Find every line with "picture" in it, then report how many there are and nothing more.

········

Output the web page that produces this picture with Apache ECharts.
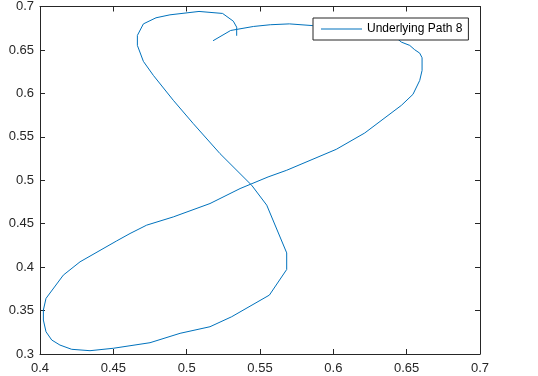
<!DOCTYPE html>
<html>
<head>
<meta charset="utf-8">
<script src="https://cdn.jsdelivr.net/npm/echarts@6/dist/echarts.min.js"></script>
<style>
  html, body { margin: 0; padding: 0; background: #fff; }
  #chart { width: 538px; height: 376px; }
</style>
</head>
<body>
<div id="chart"></div>
<script>
// path points, in drawing order
const pathX = [0.518, 0.530, 0.5455, 0.557, 0.570, 0.586, 0.620, 0.640, 0.6464, 0.6521, 0.6555, 0.6589,
  0.6605, 0.6605, 0.6589, 0.6543, 0.6464, 0.6214, 0.602, 0.5682, 0.5555, 0.5364, 0.5159, 0.4909,
  0.4727, 0.4614, 0.4523, 0.4273, 0.4159, 0.4041, 0.4023, 0.4023, 0.4041, 0.408, 0.4136, 0.4216,
  0.4341, 0.45, 0.475, 0.4955, 0.5159, 0.5307, 0.5564, 0.5682, 0.5682, 0.5546, 0.5443, 0.5227,
  0.5045, 0.4909, 0.4773, 0.4705, 0.4664, 0.4664, 0.4705, 0.4791, 0.4886, 0.5084, 0.5245, 0.5318,
  0.5341, 0.5341];
const pathY = [0.6606, 0.6724, 0.677, 0.679, 0.680, 0.678, 0.676, 0.668, 0.659, 0.6552, 0.6502, 0.6463,
  0.641, 0.6264, 0.6149, 0.5989, 0.5862, 0.5544, 0.5356, 0.5115, 0.5038, 0.4904, 0.4732, 0.4578,
  0.4483, 0.4387, 0.4302, 0.4061, 0.3908, 0.364, 0.3506, 0.3391, 0.3256, 0.3161, 0.3103, 0.3054,
  0.3038, 0.3066, 0.313, 0.3238, 0.3314, 0.3429, 0.3678, 0.3973, 0.4164, 0.4713, 0.4943, 0.5307,
  0.5652, 0.592, 0.6207, 0.6368, 0.6552, 0.6667, 0.680, 0.687, 0.6904, 0.6943, 0.692, 0.6831,
  0.6762, 0.6663];
const seriesName = 'Underlying Path 8';
const xTicks = [0.4, 0.7, 0.05];
const yTicks = [0.3, 0.7, 0.05];

const axisColor = '#262626';
const lineColor = '#0072BD';
const fontFamily = "'Liberation Sans', Arial, sans-serif";
const fmt = v => String(+v.toFixed(2));

const pathData = pathX.map((x, i) => [x, pathY[i]]);

const chart = echarts.init(document.getElementById('chart'), null, { renderer: 'canvas' });

const makeAxis = (ticks, position, showLabel, margin) => ({
  type: 'value',
  position: position,
  min: ticks[0],
  max: ticks[1],
  interval: ticks[2],
  axisLine: { show: true, onZero: false, lineStyle: { color: axisColor, width: 1 } },
  axisTick: { show: true, inside: true, length: 5, lineStyle: { color: axisColor } },
  splitLine: { show: false },
  axisLabel: {
    show: showLabel,
    margin: margin,
    color: axisColor,
    fontFamily: fontFamily,
    fontSize: 13,
    formatter: fmt
  }
});

const option = {
  animation: false,
  backgroundColor: '#fff',
  grid: { left: 40, right: 58, top: 6, bottom: 22 },
  xAxis: [
    makeAxis(xTicks, 'bottom', true, 8),
    makeAxis(xTicks, 'top', false, 8)
  ],
  yAxis: [
    makeAxis(yTicks, 'left', true, 6),
    makeAxis(yTicks, 'right', false, 6)
  ],
  legend: {
    left: 313,
    top: 18,
    padding: [5, 6, 5, 8],
    itemWidth: 41,
    itemHeight: 14,
    backgroundColor: '#fff',
    borderColor: axisColor,
    borderWidth: 1,
    borderRadius: 0,
    textStyle: { color: '#000', fontFamily: fontFamily, fontSize: 12 },
    data: [{ name: seriesName, icon: 'path://M0,0 L41,0 L41,1 L0,1 Z' }]
  },
  series: [{
    name: seriesName,
    type: 'line',
    data: pathData,
    symbol: 'none',
    smooth: false,
    lineStyle: { color: lineColor, width: 1 },
    itemStyle: { color: lineColor }
  }]
};

chart.setOption(option);
</script>
</body>
</html>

········

→ FINAL RESULT:
1